To escape the rain, I moved the canoe into the painting studio, and proceeded with fiberglass and epoxy. The sealer coat was a bit tacky, positioning the fiberglass cloth was tedious, and it was late Tuesday afternoon before I actually started wetting out. No turning back, so we quickly set up lights, and I finished well after dark.
Next morning, I fitted up a vacuum to the random orbital sander, and scuffed down the high spots. Noisy work, but very little dust.
I found a design for horses to support a canoe on one of the websites, and couldn’t quite decide whether to build yet another set of horses, when Alice hit upon the idea of simply inverting the canoe-building horse.
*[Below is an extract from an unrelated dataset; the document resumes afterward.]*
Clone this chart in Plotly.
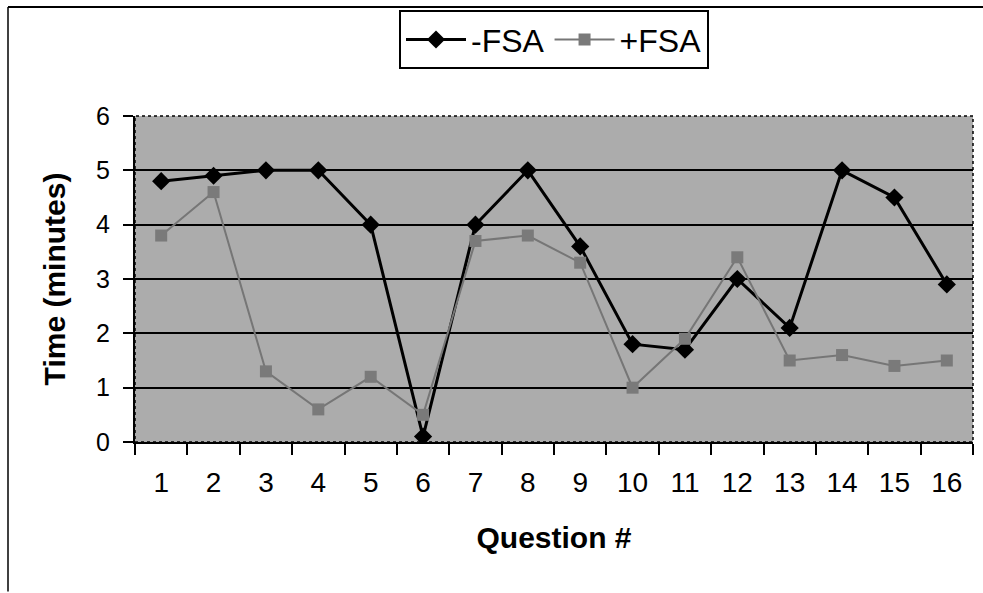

A couple of straps and clamps, and I was ready to start smoothing out the inside for fiberglassing.
This hull is really narrow at the stems, my planes wouldn’t reach the last several inches, and gouges and chisels were not particularly effective. The right tool, as usual, was just lying around waiting for me to find it. This morning, I got out the yari-kanna, or spear plane, and it is amazing. It takes about five minutes to figure out how to use this tool, and half a lifetime to master. Next time, we’ll shoot video.
Strip planking created a really unpredictable grain pattern. Typically, alternate strips run in opposite directions, like planing plantation-grown mahogany. On flat work with rowey grain, you can skew the plane body to make a narrow shearing cut and plane parallel, one direction then the other. Inside the hull, I couldn’t do that with the little hollowing planes, because the length of the sole and the curve of the hull limits the cut. The spear plane can approach any place from the most advantageous direction, provided you can read the grain.